▶ **Aim of the task**: Give every line back verbatim, dropping all images.

▶ **Collected material**:
****************************************

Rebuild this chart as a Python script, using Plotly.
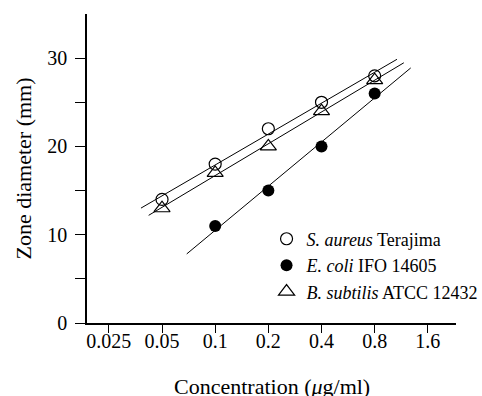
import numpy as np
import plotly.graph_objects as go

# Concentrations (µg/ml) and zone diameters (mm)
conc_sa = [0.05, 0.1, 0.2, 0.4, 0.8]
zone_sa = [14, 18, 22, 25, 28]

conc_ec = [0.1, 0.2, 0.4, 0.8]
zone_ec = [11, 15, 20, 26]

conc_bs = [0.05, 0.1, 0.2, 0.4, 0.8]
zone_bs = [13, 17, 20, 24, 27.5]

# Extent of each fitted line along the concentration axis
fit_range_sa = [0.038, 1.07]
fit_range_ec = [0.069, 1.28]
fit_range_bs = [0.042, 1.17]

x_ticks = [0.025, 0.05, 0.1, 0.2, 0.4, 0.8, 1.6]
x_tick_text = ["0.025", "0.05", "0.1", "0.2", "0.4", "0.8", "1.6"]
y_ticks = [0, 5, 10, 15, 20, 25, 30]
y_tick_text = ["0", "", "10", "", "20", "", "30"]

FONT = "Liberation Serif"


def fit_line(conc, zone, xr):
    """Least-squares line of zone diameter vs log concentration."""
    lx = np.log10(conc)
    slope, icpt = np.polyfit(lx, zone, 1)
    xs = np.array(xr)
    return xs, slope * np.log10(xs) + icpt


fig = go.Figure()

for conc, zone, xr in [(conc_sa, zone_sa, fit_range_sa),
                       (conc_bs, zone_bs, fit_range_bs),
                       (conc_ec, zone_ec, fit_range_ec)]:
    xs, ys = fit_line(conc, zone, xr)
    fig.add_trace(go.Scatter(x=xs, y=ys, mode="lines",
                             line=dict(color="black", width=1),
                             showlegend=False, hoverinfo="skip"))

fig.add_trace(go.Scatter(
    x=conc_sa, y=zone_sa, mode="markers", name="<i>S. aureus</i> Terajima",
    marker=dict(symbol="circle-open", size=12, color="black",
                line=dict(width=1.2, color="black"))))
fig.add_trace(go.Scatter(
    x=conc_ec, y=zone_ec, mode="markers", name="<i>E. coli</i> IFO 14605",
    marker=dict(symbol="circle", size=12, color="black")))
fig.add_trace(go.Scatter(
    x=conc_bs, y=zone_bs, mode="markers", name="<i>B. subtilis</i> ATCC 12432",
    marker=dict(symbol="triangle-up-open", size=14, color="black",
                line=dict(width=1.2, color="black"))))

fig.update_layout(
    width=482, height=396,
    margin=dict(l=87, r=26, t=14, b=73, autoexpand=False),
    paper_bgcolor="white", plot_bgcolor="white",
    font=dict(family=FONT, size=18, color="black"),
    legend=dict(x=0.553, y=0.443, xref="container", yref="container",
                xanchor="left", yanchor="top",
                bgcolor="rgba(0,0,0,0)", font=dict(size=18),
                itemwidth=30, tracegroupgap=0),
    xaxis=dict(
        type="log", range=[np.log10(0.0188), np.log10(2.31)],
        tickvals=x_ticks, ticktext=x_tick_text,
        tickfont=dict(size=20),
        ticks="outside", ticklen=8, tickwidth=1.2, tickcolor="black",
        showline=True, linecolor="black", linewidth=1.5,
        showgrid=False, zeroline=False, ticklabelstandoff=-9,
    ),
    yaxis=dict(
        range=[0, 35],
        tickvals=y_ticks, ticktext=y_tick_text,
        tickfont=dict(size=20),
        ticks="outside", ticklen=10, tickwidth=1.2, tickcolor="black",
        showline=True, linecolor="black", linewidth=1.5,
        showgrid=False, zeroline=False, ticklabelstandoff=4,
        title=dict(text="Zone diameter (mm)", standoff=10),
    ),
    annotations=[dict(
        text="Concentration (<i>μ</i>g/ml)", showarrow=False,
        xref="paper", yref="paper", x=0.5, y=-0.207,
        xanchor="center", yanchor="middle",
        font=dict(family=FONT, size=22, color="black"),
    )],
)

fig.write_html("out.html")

****************************************

▶ **Output**:
Rebuild this chart as a Python script, using Plotly.
import numpy as np
import plotly.graph_objects as go

# Concentrations (µg/ml) and zone diameters (mm)
conc_sa = [0.05, 0.1, 0.2, 0.4, 0.8]
zone_sa = [14, 18, 22, 25, 28]

conc_ec = [0.1, 0.2, 0.4, 0.8]
zone_ec = [11, 15, 20, 26]

conc_bs = [0.05, 0.1, 0.2, 0.4, 0.8]
zone_bs = [13, 17, 20, 24, 27.5]

# Extent of each fitted line along the concentration axis
fit_range_sa = [0.038, 1.07]
fit_range_ec = [0.069, 1.28]
fit_range_bs = [0.042, 1.17]

x_ticks = [0.025, 0.05, 0.1, 0.2, 0.4, 0.8, 1.6]
x_tick_text = ["0.025", "0.05", "0.1", "0.2", "0.4", "0.8", "1.6"]
y_ticks = [0, 5, 10, 15, 20, 25, 30]
y_tick_text = ["0", "", "10", "", "20", "", "30"]

FONT = "Liberation Serif"


def fit_line(conc, zone, xr):
    """Least-squares line of zone diameter vs log concentration."""
    lx = np.log10(conc)
    slope, icpt = np.polyfit(lx, zone, 1)
    xs = np.array(xr)
    return xs, slope * np.log10(xs) + icpt


fig = go.Figure()

for conc, zone, xr in [(conc_sa, zone_sa, fit_range_sa),
                       (conc_bs, zone_bs, fit_range_bs),
                       (conc_ec, zone_ec, fit_range_ec)]:
    xs, ys = fit_line(conc, zone, xr)
    fig.add_trace(go.Scatter(x=xs, y=ys, mode="lines",
                             line=dict(color="black", width=1),
                             showlegend=False, hoverinfo="skip"))

fig.add_trace(go.Scatter(
    x=conc_sa, y=zone_sa, mode="markers", name="<i>S. aureus</i> Terajima",
    marker=dict(symbol="circle-open", size=12, color="black",
                line=dict(width=1.2, color="black"))))
fig.add_trace(go.Scatter(
    x=conc_ec, y=zone_ec, mode="markers", name="<i>E. coli</i> IFO 14605",
    marker=dict(symbol="circle", size=12, color="black")))
fig.add_trace(go.Scatter(
    x=conc_bs, y=zone_bs, mode="markers", name="<i>B. subtilis</i> ATCC 12432",
    marker=dict(symbol="triangle-up-open", size=14, color="black",
                line=dict(width=1.2, color="black"))))

fig.update_layout(
    width=482, height=396,
    margin=dict(l=87, r=26, t=14, b=73, autoexpand=False),
    paper_bgcolor="white", plot_bgcolor="white",
    font=dict(family=FONT, size=18, color="black"),
    legend=dict(x=0.553, y=0.443, xref="container", yref="container",
                xanchor="left", yanchor="top",
                bgcolor="rgba(0,0,0,0)", font=dict(size=18),
                itemwidth=30, tracegroupgap=0),
    xaxis=dict(
        type="log", range=[np.log10(0.0188), np.log10(2.31)],
        tickvals=x_ticks, ticktext=x_tick_text,
        tickfont=dict(size=20),
        ticks="outside", ticklen=8, tickwidth=1.2, tickcolor="black",
        showline=True, linecolor="black", linewidth=1.5,
        showgrid=False, zeroline=False, ticklabelstandoff=-9,
    ),
    yaxis=dict(
        range=[0, 35],
        tickvals=y_ticks, ticktext=y_tick_text,
        tickfont=dict(size=20),
        ticks="outside", ticklen=10, tickwidth=1.2, tickcolor="black",
        showline=True, linecolor="black", linewidth=1.5,
        showgrid=False, zeroline=False, ticklabelstandoff=4,
        title=dict(text="Zone diameter (mm)", standoff=10),
    ),
    annotations=[dict(
        text="Concentration (<i>μ</i>g/ml)", showarrow=False,
        xref="paper", yref="paper", x=0.5, y=-0.207,
        xanchor="center", yanchor="middle",
        font=dict(family=FONT, size=22, color="black"),
    )],
)

fig.write_html("out.html")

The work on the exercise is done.